Impact of graphene on the polarizability of a neighbour nanoparticle: a dyadic Green's function study
Bruno Amorim, P. A. D. Gon\c{c}alves, M. I. Vasilevskiy, N. M. R., Peres

TL;DR
This study investigates how graphene, both as a continuous sheet and as a plasmonic grating, significantly enhances and tunes the polarizability of nearby nanoparticles through surface plasmon-polariton excitation, considering retardation effects.
Contribution
It provides a detailed analysis of the renormalized polarizability of nanoparticles near graphene structures, highlighting the effects of surface plasmon-polaritons and geometric tuning.
Findings
Surface plasmon-polaritons in graphene greatly enhance polarizability.
Imaginary part of polarizability can increase by up to 100 times.

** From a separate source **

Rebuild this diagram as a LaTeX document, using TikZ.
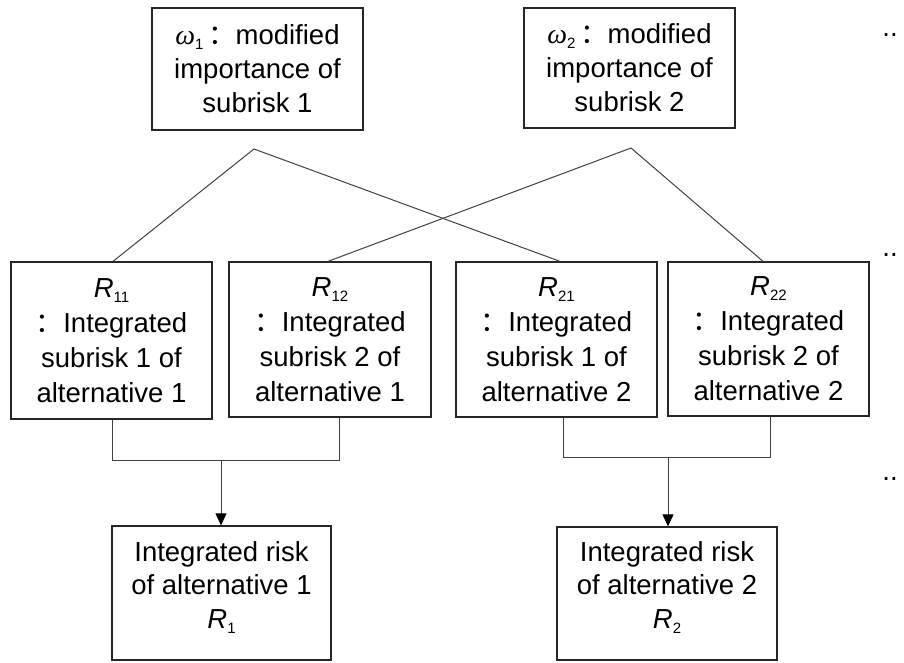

Resonance in graphene gratings is narrower and tunable.
Abstract
We discuss the renormalization of the polarizability of a nanoparticle in the presence of either (i) a continuous graphene sheet or (ii) a plasmonic graphene grating, taking into account retardation effects. Our analysis demonstrates that the excitation of surface plasmon-polaritons in graphene produces a large enhancement of the real and imaginary parts of the renormalized polarizability. We show that the imaginary part can be changed by a factor of up to 100 relatively to its value in the absence of graphene. We also show that the resonance in the case of the grating is narrower than in the continuous sheet. In the case of the grating it is shown that the resonance can be tuned by changing the grating geometric parameters.